Futu has a dual-class share structure, with each Class A share carrying one vote and each Class B share carrying 20 votes. As of March 31, 2026, Li beneficially owned 36.0% of Futu's shares and controlled 63.0% of its voting power, while Tencent-affiliated entities held 20.2% of the shares and 30.8% of the voting power. Li and Huang River Investment Limited, a wholly owned subsidiary of Tencent, held all Class B shares, representing 31.7% of Futu's share capital but 90.3% of its voting power.

== Controversies ==
=== Mainland China cross-border brokerage ===
In July 2016, the China Securities Regulatory Commission (CSRC) named Futu Network among online platforms providing mainland investors with access to overseas securities and warned that it had not approved such services outside authorised cross-border investment channels.

Regulatory pressure intensified in 2021. In October, Sun Tianqi, head of the Financial Stability Department of the People's Bank of China, said that online brokerages without a mainland Chinese licence were operating illegally if they served mainland clients over the internet. The CSRC subsequently said that it had met executives from Futu and Tiger Brokers in November 2021 and instructed them to bring their mainland cross-border business into compliance with Chinese law.

On December 30, 2022, the CSRC said that Futu and Tiger Brokers had provided cross-border securities services to mainland investors without its approval and ordered them to stop soliciting new mainland clients and opening new accounts. Existing clients could continue trading, but the brokers could not accept new funds transferred in violation of China's foreign-exchange controls. In May 2023, Futu removed Futubull from mainland Chinese app stores in response to the CSRC's requirements, while existing mainland clients could continue using the platform.

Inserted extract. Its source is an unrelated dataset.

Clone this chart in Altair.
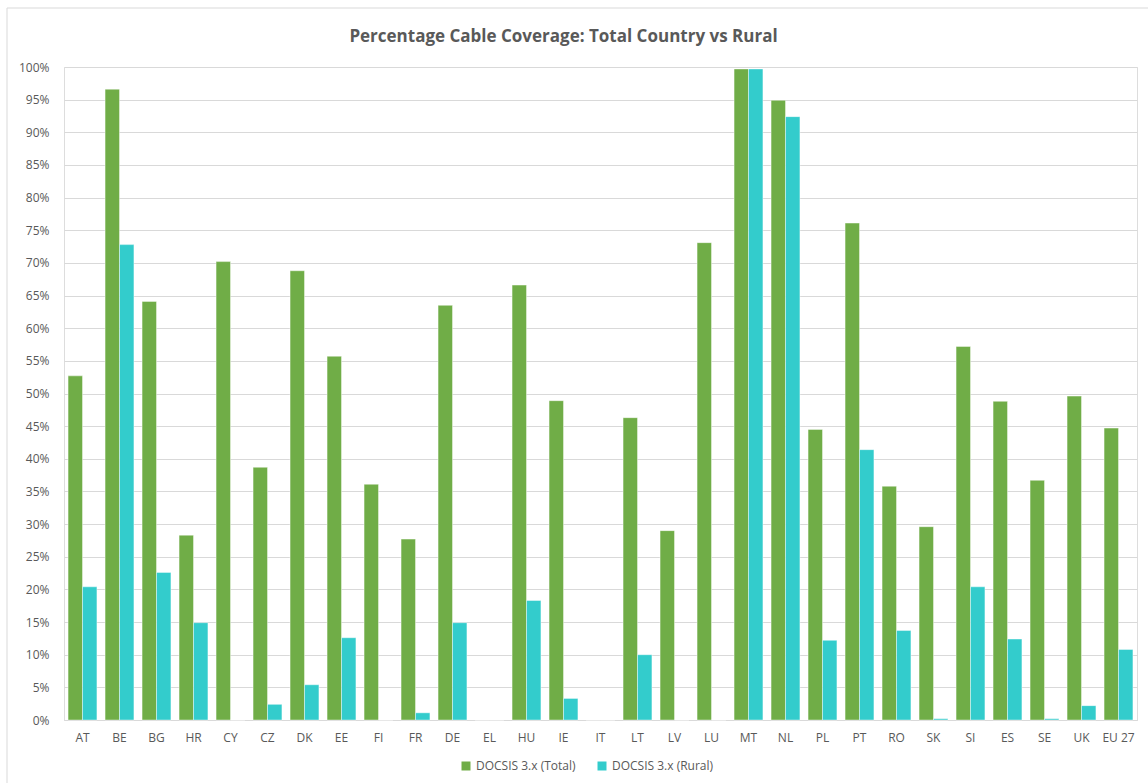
import altair as alt
import pandas as pd

# Cable (DOCSIS 3.x) coverage by country, percent of households
countries = ["AT", "BE", "BG", "HR", "CY", "CZ", "DK", "EE", "FI", "FR",
             "DE", "EL", "HU", "IE", "IT", "LT", "LV", "LU", "MT", "NL",
             "PL", "PT", "RO", "SK", "SI", "ES", "SE", "UK", "EU 27"]
total = [52.7, 96.6, 64.1, 28.3, 70.2, 38.7, 68.8, 55.7, 36.1, 27.7,
         63.5, 0.0, 66.6, 48.9, 0.0, 46.3, 29.0, 73.1, 99.7, 94.9,
         44.5, 76.1, 35.8, 29.6, 57.2, 48.8, 36.7, 49.6, 44.7]
rural = [20.4, 72.8, 22.6, 14.9, 0.0, 2.4, 5.4, 12.6, 0.0, 1.1,
         14.9, 0.0, 18.3, 3.3, 0.0, 10.0, 0.0, 0.0, 99.7, 92.4,
         12.2, 41.4, 13.7, 0.2, 20.4, 12.4, 0.2, 2.2, 10.8]
series_names = ["DOCSIS 3.x (Total)", "DOCSIS 3.x (Rural)"]
series_colors = ["#70AD47", "#33CCCC"]
y_ticks = list(range(0, 101, 5))

rows = []
for c, t, r in zip(countries, total, rural):
    rows.append({"country": c, "series": series_names[0], "value": t})
    rows.append({"country": c, "series": series_names[1], "value": r})
df = pd.DataFrame(rows)

FONT = "Open Sans"
GREY = "#595959"
LINE = "#D9D9D9"

bars = alt.Chart(df).mark_bar(
    stroke="white", strokeWidth=0.6, strokeOpacity=0.7
).encode(
    x=alt.X(
        "country:N", sort=countries,
        scale=alt.Scale(paddingInner=0.22, paddingOuter=0.11),
        axis=alt.Axis(title=None, labelAngle=0, ticks=False, grid=False,
                      domainColor=LINE, labelPadding=12, labelColor=GREY,
                      labelFont=FONT, labelFontSize=12),
    ),
    xOffset=alt.XOffset("series:N", sort=series_names),
    y=alt.Y(
        "value:Q",
        scale=alt.Scale(domain=[0, 100], nice=False),
        axis=alt.Axis(title=None, values=y_ticks, labelExpr="datum.value + '%'",
                      ticks=False, domain=False, gridColor=LINE,
                      labelPadding=15, labelColor=GREY, labelFont=FONT,
                      labelFontSize=12),
    ),
    color=alt.Color(
        "series:N", sort=series_names,
        scale=alt.Scale(domain=series_names, range=series_colors),
        legend=alt.Legend(title=None, orient="none", legendX=396, legendY=693,
                          direction="horizontal", symbolType="square",
                          symbolSize=81, symbolStrokeWidth=0, labelFont=FONT,
                          labelFontSize=12, labelColor=GREY, columnPadding=20,
                          labelOffset=4, padding=0),
    ),
)

# Chart-area frame along the left and top edges
frame_df = pd.DataFrame({"k": [0]})
left_edge = alt.Chart(frame_df).mark_rule(color=LINE, strokeWidth=1).encode(
    x=alt.value(-57), y=alt.value(-59), y2=alt.value(716)
)
top_edge = alt.Chart(frame_df).mark_rule(color=LINE, strokeWidth=1).encode(
    x=alt.value(-57), x2=alt.value(1084), y=alt.value(-59)
)

chart = alt.layer(bars, left_edge, top_edge).properties(
    width=1073,
    height=653,
    autosize=alt.AutoSizeParams(type="none"),
    padding={"left": 64, "top": 67, "right": 11, "bottom": 63},
    title=alt.Title("Percentage Cable Coverage: Total Country vs Rural",
                    font=FONT, fontSize=17, fontWeight="bold", color=GREY,
                    anchor="middle", dx=-37, offset=-38),
).configure_view(stroke=None).configure(background="white")

chart.save("out.html", embed_options={"renderer": "svg", "actions": False})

In May 2026, the CSRC and seven other government agencies launched a two-year campaign against unlicensed cross-border securities, futures and fund services conducted in mainland China. As part of the campaign, the CSRC opened an investigation into Futu and said that related Futu entities had provided securities brokerage, fund sales and futures services in mainland China without the required licences or approvals. The CSRC proposed penalties totaling approximately RMB1.85 billion (US$271 million), including confiscation of illegal gains and fines. The pre-notification letter also proposed a personal fine of RMB1.25 million for Li. As of late May 2026, neither the corporate nor personal penalties were final, and they remained subject to further proceedings and a final CSRC decision.

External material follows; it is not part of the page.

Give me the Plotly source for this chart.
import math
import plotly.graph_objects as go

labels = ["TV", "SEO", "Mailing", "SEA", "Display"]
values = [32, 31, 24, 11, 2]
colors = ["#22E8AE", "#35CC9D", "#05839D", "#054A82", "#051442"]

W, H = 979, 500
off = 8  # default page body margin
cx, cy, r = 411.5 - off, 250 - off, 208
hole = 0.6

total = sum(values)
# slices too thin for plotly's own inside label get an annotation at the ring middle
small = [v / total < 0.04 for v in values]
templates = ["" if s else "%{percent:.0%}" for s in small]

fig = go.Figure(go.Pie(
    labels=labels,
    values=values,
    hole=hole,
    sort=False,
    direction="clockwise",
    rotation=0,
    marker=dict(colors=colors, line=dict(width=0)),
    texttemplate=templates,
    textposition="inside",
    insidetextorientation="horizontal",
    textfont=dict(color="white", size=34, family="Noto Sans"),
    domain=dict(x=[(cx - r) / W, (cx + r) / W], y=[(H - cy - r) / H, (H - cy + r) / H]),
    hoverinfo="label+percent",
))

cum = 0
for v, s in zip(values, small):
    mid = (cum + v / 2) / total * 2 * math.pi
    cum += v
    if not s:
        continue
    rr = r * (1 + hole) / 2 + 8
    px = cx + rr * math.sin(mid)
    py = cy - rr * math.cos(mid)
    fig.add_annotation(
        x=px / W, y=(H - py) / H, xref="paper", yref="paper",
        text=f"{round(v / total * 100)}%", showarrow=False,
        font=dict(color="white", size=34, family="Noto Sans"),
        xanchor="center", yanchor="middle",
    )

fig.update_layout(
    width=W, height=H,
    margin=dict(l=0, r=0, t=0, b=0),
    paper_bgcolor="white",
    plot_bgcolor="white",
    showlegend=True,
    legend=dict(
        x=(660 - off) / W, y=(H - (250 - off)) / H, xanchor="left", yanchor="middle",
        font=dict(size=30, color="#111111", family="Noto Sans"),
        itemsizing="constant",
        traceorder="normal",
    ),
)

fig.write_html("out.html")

Beginning June 12, 2026, affected mainland clients could sell existing holdings and withdraw funds but could not add to their positions or transfer new funds into their accounts. The CSRC said that existing accounts would not be forcibly closed and client assets would not be subject to mandatory liquidation. The broader rectification campaign was planned to run for two years. At the end of the first quarter of 2026, mainland China accounted for about 13% of Futu's funded accounts.

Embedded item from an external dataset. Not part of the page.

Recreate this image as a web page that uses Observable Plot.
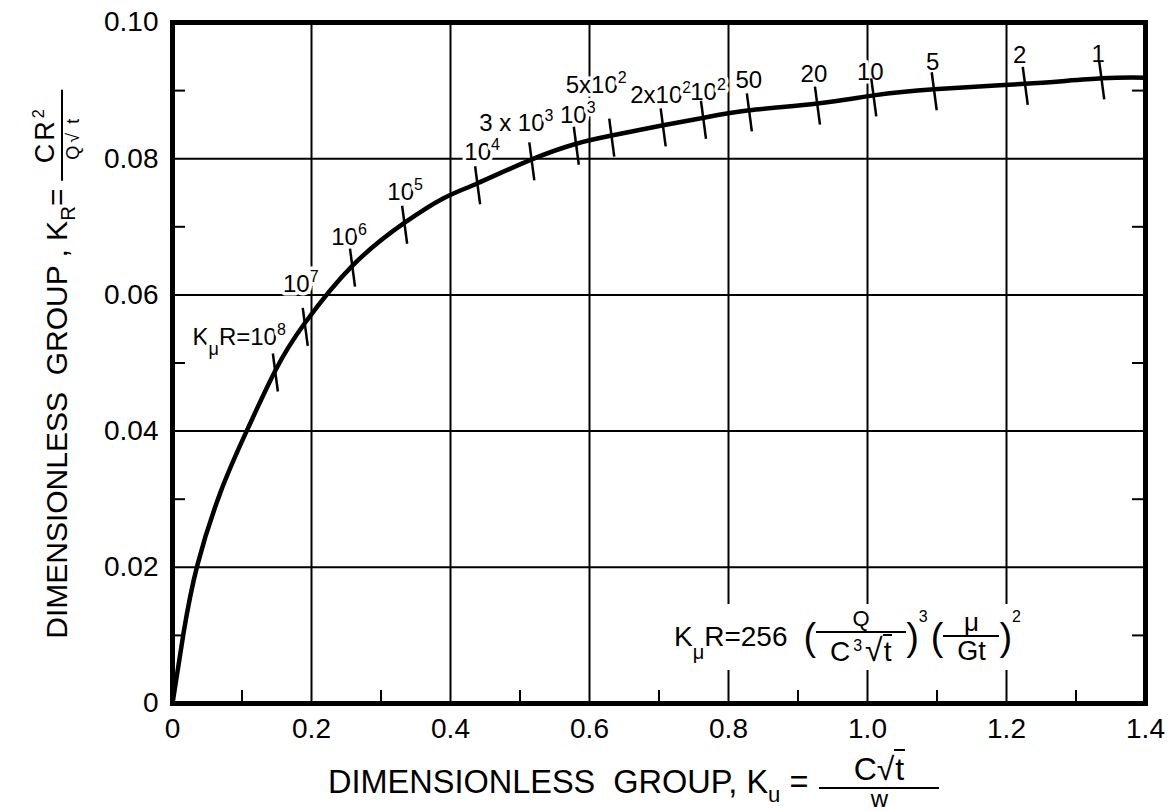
<!DOCTYPE html>
<html><head><meta charset="utf-8">
<script src="https://cdn.jsdelivr.net/npm/d3@7"></script>
<script src="https://cdn.jsdelivr.net/npm/@observablehq/plot@0.6"></script>
<style>
body{margin:0;background:#fff}
#wrap{position:relative;width:1171px;height:811px;font-family:'Liberation Sans',Arial,sans-serif;color:#000;overflow:hidden}
#wrap svg{position:absolute;left:0;top:0}
.ov{position:absolute;white-space:pre;line-height:1;display:flex;align-items:center}
.sub{font-size:0.68em;position:relative;top:0.4em}
.sup{font-size:0.6em;position:relative;top:-0.6em}
.frac{display:inline-flex;flex-direction:column;align-items:center;line-height:1}
.frac>.num{border-bottom:2.5px solid #000;text-align:center;align-self:stretch}
.frac>.den{text-align:center}
.ovl{border-top:2px solid #000;padding:0 1px}
.par{font-size:38px;line-height:1}
.psup{font-size:16px;position:relative;top:-20px}
</style></head><body><div id="wrap"></div>
<script>
// ---- data ----
const xTicks = [0, 0.2, 0.4, 0.6, 0.8, 1.0, 1.2, 1.4];
const yTicks = [0, 0.02, 0.04, 0.06, 0.08, 0.10];
const xGrid = [0.2, 0.4, 0.6, 0.8, 1.0, 1.2];
const yGrid = [0.02, 0.04, 0.06, 0.08];
const xMinor = [0.1, 0.3, 0.5, 0.7, 0.9, 1.1, 1.3];
const yMinor = [0.01, 0.03, 0.05, 0.07, 0.09];

// curve K_R vs K_u
const curveKu = [0, 0.0158, 0.036, 0.069, 0.104, 0.148, 0.190, 0.259, 0.334, 0.390, 0.439, 0.517, 0.581, 0.632, 0.706, 0.764, 0.830, 0.928, 1.009, 1.096, 1.227, 1.337, 1.400];
const curveKR = [0, 0.0103, 0.0204, 0.0310, 0.0394, 0.0489, 0.0558, 0.0643, 0.0706, 0.0742, 0.0764, 0.0799, 0.0822, 0.0834, 0.0849, 0.0860, 0.0871, 0.0881, 0.0893, 0.0902, 0.0910, 0.0918, 0.0919];

// K_muR marks along the curve
const markKu = [0.148, 0.191, 0.259, 0.334, 0.439, 0.517, 0.581, 0.632, 0.706, 0.764, 0.830, 0.928, 1.009, 1.096, 1.227, 1.337];
const markKR = [0.0489, 0.0556, 0.0643, 0.0706, 0.0764, 0.0799, 0.0822, 0.0834, 0.0849, 0.0860, 0.0871, 0.0881, 0.0893, 0.0902, 0.0910, 0.0918];
const markLabel = ["K_{μ}R=10^{8}", "10^{7}", "10^{6}", "10^{5}", "10^{4}", "3 x 10^{3}", "10^{3}", "5x10^{2}", "2x10^{2}", "10^{2}", "50", "20", "10", "5", "2", "1"];

// ---- layout ----
const W = 1171, H = 811, ML = 172, MR = 26, MT = 22, MB = 108;
const FONT = "'Liberation Sans', Arial, sans-serif";
const pxX = 1.4 / (W - ML - MR), pxY = 0.1 / (H - MT - MB);
// label placement relative to the mark, in pixels [dx, dy of baseline]
const labelShift = [[11,-25],[-4,-32],[-3,-20],[1,-22],[5,-23],[-15,-28],[2,-20],[-15,-42],[-2,-22],[5,-17],[0,-22],[-3,-21],[-3,-15],[-1,-19],[-5,-20],[-3,-16]];

const curveData = curveKu.map((u, i) => ({u, r: curveKR[i]}));
const markData = markKu.map((u, i) => ({u, r: markKR[i], label: markLabel[i]}));

function curveLabels(index, scales) {
  const g = d3.create("svg:g")
    .attr("font-family", FONT).attr("font-size", 24).attr("fill", "#000")
    .attr("stroke", "#fff").attr("stroke-width", 7).attr("stroke-linejoin", "round")
    .attr("paint-order", "stroke");
  markData.forEach((d, i) => {
    const [dx, dy] = labelShift[i];
    const t = g.append("text")
      .attr("x", scales.x(d.u) + dx)
      .attr("y", scales.y(d.r) + dy)
      .attr("text-anchor", i === 0 ? "end" : "middle");
    const re = /([_^])\{([^}]*)\}|([^_^]+)/g;
    let m, shift = 0;
    while ((m = re.exec(d.label))) {
      if (m[3]) {
        t.append("tspan").attr("dy", -shift).text(m[3]);
        shift = 0;
      } else if (m[1] === "^") {
        t.append("tspan").attr("dy", -10 - shift).attr("font-size", 16).text(m[2]);
        shift = -10;
      } else {
        t.append("tspan").attr("dy", 10 - shift).attr("font-size", 18).text(m[2]);
        shift = 10;
      }
    }
  });
  return g.node();
}

const fmtX = d => d === 0 ? "0" : d.toFixed(1);
const fmtY = d => d === 0 ? "0" : d.toFixed(2);

const chart = Plot.plot({
  width: W, height: H,
  marginLeft: ML, marginRight: MR, marginTop: MT, marginBottom: MB,
  x: {domain: [0, 1.4]},
  y: {domain: [0, 0.1]},
  style: {fontFamily: FONT, fontSize: "28px", color: "#000", background: "#fff", overflow: "visible"},
  marks: [
    Plot.ruleX(xGrid, {stroke: "#000", strokeWidth: 2}),
    Plot.ruleY(yGrid, {stroke: "#000", strokeWidth: 2}),
    Plot.ruleX(xMinor, {y1: 0, y2: 13 * pxY, stroke: "#000", strokeWidth: 2}),
    Plot.ruleY(yMinor, {x1: 0, x2: 13 * pxX, stroke: "#000", strokeWidth: 2}),
    Plot.ruleY(yMinor, {x1: 1.4 - 13 * pxX, x2: 1.4, stroke: "#000", strokeWidth: 2}),
    curveLabels,
    Plot.line(curveData, {x: "u", y: "r", curve: "natural", stroke: "#000", strokeWidth: 4.5}),
    Plot.link(markData, {
      x1: d => d.u - 2.5 * pxX, y1: d => d.r + 17 * pxY,
      x2: d => d.u + 2.5 * pxX, y2: d => d.r - 21 * pxY,
      stroke: "#000", strokeWidth: 2.5
    }),
    Plot.frame({stroke: "#000", strokeWidth: 5}),
    Plot.axisX({ticks: xTicks, tickSize: 0, tickPadding: 15, tickFormat: fmtX, label: null, fontSize: 28}),
    Plot.axisY({ticks: yTicks, tickSize: 0, tickPadding: 14, tickFormat: fmtY, label: null, fontSize: 28})
  ]
});

const wrap = document.getElementById("wrap");
wrap.appendChild(chart);

const xlab = document.createElement("div");
xlab.className = "ov";
xlab.style.cssText = "left:328px;top:753px;font-size:32.5px";
xlab.innerHTML = '<span>DIMENSIONLESS  GROUP, K<span class="sub">u</span> = </span>' +
  '<span class="frac" style="width:120px;margin-left:2px">' +
  '<span class="num" style="font-size:32px;padding-bottom:2px">C√<span class="ovl">t</span></span>' +
  '<span class="den" style="font-size:24px;margin-top:-2px">w</span></span>';
wrap.appendChild(xlab);

const ylab = document.createElement("div");
ylab.className = "ov";
ylab.style.cssText = "left:57px;top:364px;font-size:30px;transform:translate(-50%,-50%) rotate(-90deg)";
ylab.innerHTML = '<span>DIMENSIONLESS  GROUP , K<span class="sub">R</span>= </span>' +
  '<span class="frac" style="width:91px">' +
  '<span class="num" style="font-size:27px;letter-spacing:3px;padding-bottom:2px">CR<span class="sup">2</span></span>' +
  '<span class="den" style="font-size:18px;letter-spacing:3px;padding-top:1px">Q√<span class="ovl" style="padding:0 6px">t</span></span></span>';
wrap.appendChild(ylab);

const formula = document.createElement("div");
formula.className = "ov";
formula.style.cssText = "left:668px;top:604px;height:66px;background:#fff;padding:0 8px 0 6px";
formula.innerHTML = '<span style="font-size:28px">K<span style="font-size:20px;position:relative;top:13px">μ</span>R=256</span>' +
  '<span class="par" style="margin-left:16px">(</span>' +
  '<span class="frac" style="width:90px"><span class="num" style="font-size:22px;padding-bottom:1px">Q</span>' +
  '<span class="den" style="font-size:28px;padding-top:1px">C<span style="font-size:16px;position:relative;top:-10px;margin:0 3px">3</span><span style="font-size:32px">√</span><span class="ovl">t</span></span></span>' +
  '<span class="par">)</span><span class="psup">3</span>' +
  '<span class="par" style="margin-left:3px">(</span>' +
  '<span class="frac" style="width:56px"><span class="num" style="font-size:26px">μ</span>' +
  '<span class="den" style="font-size:27px;padding-top:1px">Gt</span></span>' +
  '<span class="par">)</span><span class="psup">2</span>';
wrap.appendChild(formula);
</script></body></html>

=== Other regulatory issues ===
In filings from 2019 and 2022, Futu disclosed inquiries and investigations by Hong Kong's Securities and Futures Commission (SFC) concerning matters including client onboarding, risk management, client assets, cybersecurity and anti-money-laundering controls. Futu acknowledged that some of its historical online account-opening procedures had not strictly followed methods specified in SFC guidance and introduced new e-certification procedures in September 2021. The company has said that it has not been subject to disciplinary action over its online account-opening procedures.

In February 2025, the National Futures Association (NFA) fined Futu Futures Inc. US$100,000 for late monthly financial reports and notices of material changes, as well as failures to supervise employees and agents. Futu settled the case without admitting or denying the allegations and was ordered to cease and desist from further violations.